Памятник А. В. Суворову и А. Гамбе на Сен-Готарде. Скульптор Д. Тугаринов


Эти правила, разработанные накануне похода, очень точно описывают реальную тактику Суворова, это была действительно наука побеждать. Особое значение в «Правилах» Суворов придаёт маневрам охватов и обходов: «Не нужно на гору фрунтом всходить, когда боковыми сторонами оную обойти можно». В Альпах Суворов будет сочетать фронтальное давление с глубокими обходными маневрами, подчас внезапными для изощрённых противников. «Если неприятель умедлит овладеть возвышениями гор, то должно на оные поспешно влезать и на неприятеля сверху штыками и выстрелами действовать» – этими словами Суворов завершал свои правила ведения военных действий в горах – первые подобные правила в истории русской армии и, по мнению некоторых исследователей, первые столь точные наставления по тактике горной войны в истории военного искусства нового времени. Новаторство Суворова проявилось в решении вести в горах наступательную войну крупными дивизиями. Жомини объяснял это нарушение принятых законов войны невероятной силой суворовской воли. Он не собирался в горах отказываться от принципа «натиска» – наивысшего напряжения сил в решающий момент боя – как правило, это проявлялось в штыковых атаках.
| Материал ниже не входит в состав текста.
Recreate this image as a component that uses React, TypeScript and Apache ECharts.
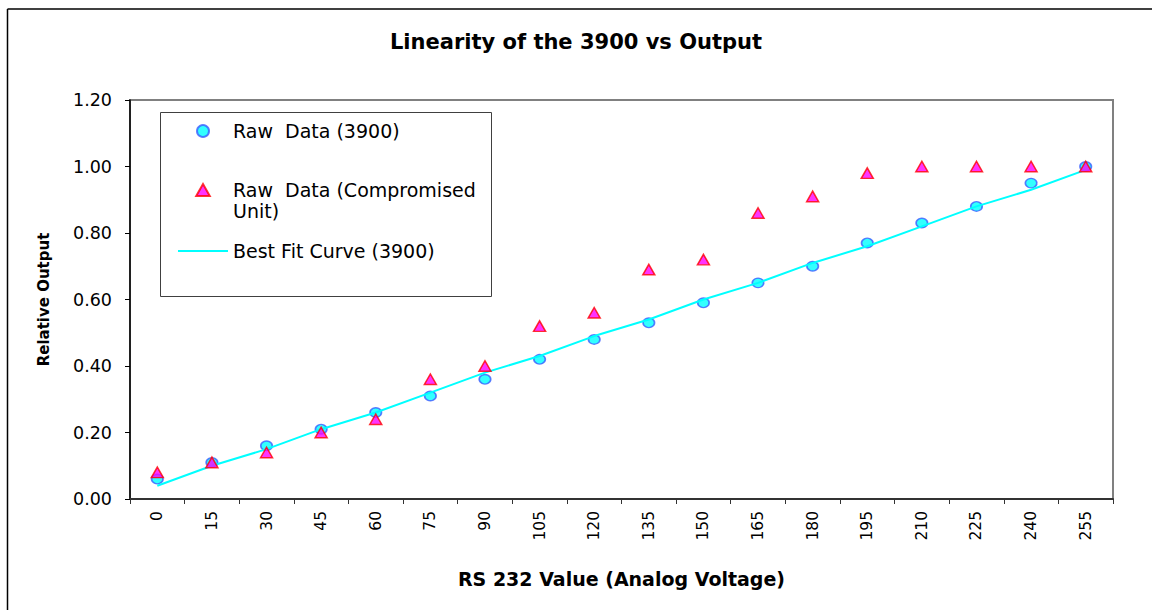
import React, { useEffect, useRef } from "react";
import * as echarts from "echarts";

const categories = ["0", "15", "30", "45", "60", "75", "90", "105", "120", "135", "150", "165", "180", "195", "210", "225", "240", "255"];
const rawData3900 = [0.06, 0.11, 0.16, 0.21, 0.26, 0.31, 0.36, 0.42, 0.48, 0.53, 0.59, 0.65, 0.70, 0.77, 0.83, 0.88, 0.95, 1.0];
const rawDataCompromised = [0.08, 0.11, 0.14, 0.2, 0.24, 0.36, 0.4, 0.52, 0.56, 0.69, 0.72, 0.86, 0.91, 0.98, 1.0, 1.0, 1.0, 1.0];
const bestFit3900 = [0.04, 0.10, 0.15, 0.21, 0.26, 0.32, 0.38, 0.43, 0.49, 0.54, 0.60, 0.65, 0.71, 0.76, 0.82, 0.88, 0.93, 0.99];

const titleText = "Linearity of the 3900 vs Output";
const xAxisTitle = "RS 232 Value (Analog Voltage)";
const yAxisTitle = "Relative Output";
const nameRaw = "Raw  Data (3900)";
const nameCompromised = "Raw  Data (Compromised Unit)";
const nameFit = "Best Fit Curve (3900)";

const FONT = "DejaVu Sans";

export default function App() {
  const ref = useRef<HTMLDivElement>(null);
  useEffect(() => {
    document.body.style.margin = "0";
    document.documentElement.style.overflow = "hidden";
    const chart = echarts.init(ref.current!, null, { renderer: "svg" });
    chart.setOption({
      animation: false,
      backgroundColor: "#ffffff",
      title: {
        text: titleText,
        left: "center",
        top: 26,
        textStyle: { fontFamily: FONT, fontWeight: "bold", fontSize: 21, color: "#000" },
      },
      graphic: [
        {
          type: "line",
          shape: { x1: 7.5, y1: 9, x2: 1152, y2: 9 },
          style: { stroke: "#000", lineWidth: 1.5 },
          silent: true,
        },
        {
          type: "line",
          shape: { x1: 7.5, y1: 9, x2: 7.5, y2: 610 },
          style: { stroke: "#000", lineWidth: 1.5 },
          silent: true,
        },
        {
          type: "rect",
          shape: { x: 160.5, y: 112.5, width: 331, height: 184 },
          style: { fill: "none", stroke: "#404040", lineWidth: 1 },
          silent: true,
          z: 1,
        },
      ],
      legend: {
        orient: "vertical",
        left: 178,
        top: 102.5,
        padding: 0,
        itemGap: 19,
        itemWidth: 50,
        itemHeight: 12,
        symbolKeepAspect: true,
        selectedMode: false,
        textStyle: {
          fontFamily: FONT,
          fontSize: 19,
          color: "#000",
          lineHeight: 23,
          rich: {
            a: { fontFamily: FONT, fontSize: 19, color: "#000", lineHeight: 23 },
            b: { fontFamily: FONT, fontSize: 19, color: "#000", lineHeight: 0, verticalAlign: "top" },
            c: { fontFamily: FONT, fontSize: 19, color: "#000", lineHeight: 57 },
          },
        },
        formatter: (n: string) =>
          n === nameCompromised
            ? "{a|Raw  Data (Compromised}\n{b|Unit)}"
            : n === nameRaw
            ? "{c|" + n + "}"
            : n,
        data: [
          { name: nameRaw, icon: "circle" },
          { name: nameCompromised, icon: "path://M6.5,0L13,11.5L0,11.5Z" },
          { name: nameFit, icon: "path://M0,0h50v2h-50z" },
        ],
      },
      grid: {
        left: 130,
        top: 100,
        width: 983,
        height: 399,
        show: true,
        borderColor: "#808080",
        borderWidth: 2,
        backgroundColor: "transparent",
      },
      xAxis: {
        type: "category",
        data: categories,
        boundaryGap: true,
        name: xAxisTitle,
        nameLocation: "middle",
        nameGap: 70,
        nameTextStyle: { fontFamily: FONT, fontWeight: "bold", fontSize: 19, color: "#000" },
        axisLine: { lineStyle: { color: "#333", width: 2 } },
        axisTick: { show: true, alignWithLabel: false, length: 5, lineStyle: { color: "#333" } },
        axisLabel: { interval: 0, rotate: 90, margin: 12, fontFamily: FONT, fontSize: 15.5, color: "#000" },
        splitLine: { show: false },
      },
      yAxis: {
        type: "value",
        min: 0,
        max: 1.2,
        interval: 0.2,
        name: yAxisTitle,
        nameLocation: "middle",
        nameGap: 79,
        nameTextStyle: { fontFamily: FONT, fontWeight: "bold", fontSize: 15, color: "#000" },
        axisLine: { show: true, lineStyle: { color: "#000", width: 1.5 } },
        axisTick: { show: true, length: 5, lineStyle: { color: "#000" } },
        axisLabel: {
          margin: 18,
          fontFamily: FONT,
          fontSize: 17.5,
          color: "#000",
          formatter: (v: number) => v.toFixed(2),
        },
        splitLine: { show: false },
      },
      series: [
        {
          name: nameRaw,
          type: "scatter",
          data: rawData3900,
          symbol: "circle",
          symbolSize: [11.5, 9.5],
          itemStyle: { color: "#00ffff", borderColor: "#3a5cff", borderWidth: 1.5 },
          z: 3,
        },
        {
          name: nameFit,
          type: "line",
          data: bestFit3900,
          symbol: "none",
          showSymbol: false,
          lineStyle: { color: "#00ffff", width: 2 },
          itemStyle: { color: "#00ffff" },
          z: 4,
        },
        {
          name: nameCompromised,
          type: "scatter",
          data: rawDataCompromised,
          symbol: "triangle",
          symbolSize: [12, 10.5],
          itemStyle: { color: "#ff00ff", borderColor: "#ff0000", borderWidth: 1.5 },
          z: 5,
        },
      ],
    });
    return () => chart.dispose();
  }, []);
  return <div ref={ref} style={{ width: 1152, height: 610 }} />;
}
Рядом с Суворовым в этом сложнейшем походе были старики – Дерфельден, Ребиндер, и молодые генералы – Багратион, Милорадович, Каменский. Мы незаслуженно мало упоминали подвиги одного из железных суворовских генерлов Максима Владимировича Ребиндера (1730–1804). Он всегда был олицетворением надёжности, а в Швейцарском походе шеф Азовского мушкетёрского полка, израненный в боях генерал-лейтенант, через все испытания Альп прошёл с нечеловеческой выносливостью. А ведь он – ровесник Суворова – тоже был в 1799 году по понятиям того времени глубоким стариком. Суворов называл его, как и молодого Багратиона, по имени. Очень уж любил своего Максима. В походе генерал-лейтенант Ребиндер лишился подошв. Он прикажет укрепить сапоги сукном и в таком виде продолжит командовать своими азовцами.